I believe in conducting myself with grace and class, but there comes a time, in my opinion, when manners can become a luxury I can't afford. Of course, I was raised in a culture that told women to stay quiet and pretty, so perhaps I'm just reacting against that. I want to be pretty and classy, but sometimes, damn it, I don't want to be quiet. And if someone doesn't want to hear what I have to say, they can always walk away. I certainly won't chase them down...as I am far to fat and pregnant to run that fast.

Anna J. Evans

Stacia said...

Anna, there's a huge difference between responding to the disgusting comments of others, and injecting your political views into conversations that have absolutely nothing to do with politics--or any issues at all, for that matter. Someone who makes a racist comment about Obama has in effect introduced the topic; by all means respond. I'm just saying it I prefer people not bring up the topic at all.

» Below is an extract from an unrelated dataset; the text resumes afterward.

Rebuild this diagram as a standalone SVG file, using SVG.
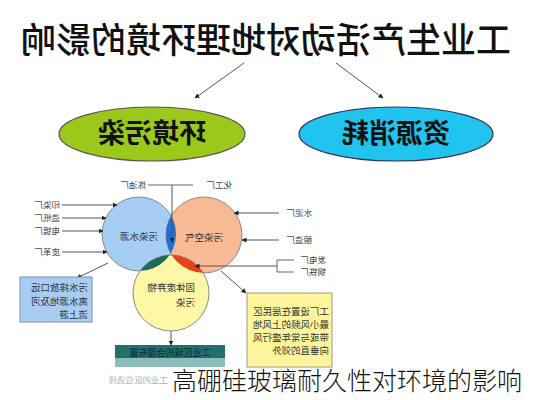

You are of course free to say and do and link to whatever you like. I'm simply explaining why I choose not to (PROTECT is a non-partisan advocacy group.)

writtenwyrdd said...

I don't care what your opinion is, either! (We have so much in common, lol.) But sometimes we all vent or share unwisely, whether on the blogosphere, at work or in our personal lives. Discussion about big issues is one thing, but I also find it incredibly boring and stupid to have discussions about political candidates. Because no matter what anyone else has to say, I'm going to form my opinion without their assistance, and I don't care what they think either. Not really.

I'm obviously rather liberal according to my blog; and I don't care who knows it. But I try not to go all whoop-ass political there. It put me off Orson Scott Card somewhat to hear his opinions when I disagreed with them so much. I take that as a word of caution for my own self.